Gumball Machine volume (d = 10) = 4/3 pi * 5^3 = 523.5983333

Gumball volume (d=1) + 4/3 pi * 1^3 = 4.188786

Machine volume/gumball volume = 125 gumballs assuming no wasted space.

Ok, let's trace what happened here:

Kim was first, did all the calculations perfectly but forgot that radius rather than diameter should be cubed.

Tom came second. I believe he reasonably assumed that gumball volume could be approximated as a cube. There is some space in-between the gumballs after all.

Kim stopped by again correcting the radius-diameter confusion and pointing out that for gumballs, sphere volume would be a better approximation that a cube.

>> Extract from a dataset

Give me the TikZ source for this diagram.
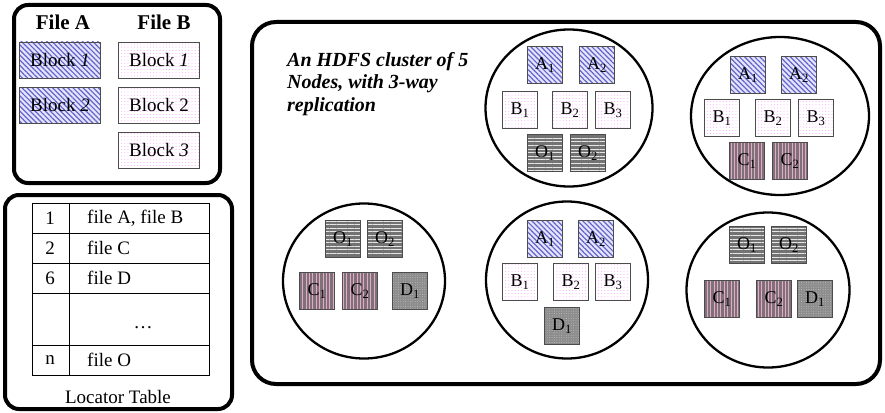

Katrina came third, but she also used diameter instead of radius.

Looking closely at the gumball packing, I believe the truth is somewhere in the middle between Tom's and Kim's solution, between 500 and 1000, in the 700th. There is some space in-between the gumballs but not as much as if each would be wrapped in a cube.

I had to check it in practice and I did. Oooo, the smell of these gumballs when you pour them into the machine! And I don't even like gum. It looks like we need around 720 to fill the machine up.

Everyone who participated here deserves a puzzle point. But Tom already got one today for the tiles puzzle. So, it's just girls - Kim & Katrina.

Katrina - this is your third puzzle point, and as everyone who solves three puzzles, you earned a prize. Please email me your snail mail address.

Volume of machine is approximately 523.60cubic inches; volume of gumball is approximately 4.19cubic inches. 523.60/4.19 is approximately 125. Therefore, 125 gumballs with room to give.

Monica

Seems like I (Tom) remember solving that gumball problem in high school, long time ago, and only approximately. But i can't remember it! It was a geometry class, and not calculus which I never got to take in the 50s.

Instinct makes us/me think, at first, the "wasted space" will decline with the size of the interior balls. But wait. If there was only one big gumball inside, there'd be no air volume. If there's two fairly big gumballs, there's quite a lot. If 3, still quite a lot, and if 4, quite a lot.

Heck with it, on to other fun problems. Tom

How do we find out what the actual answer is?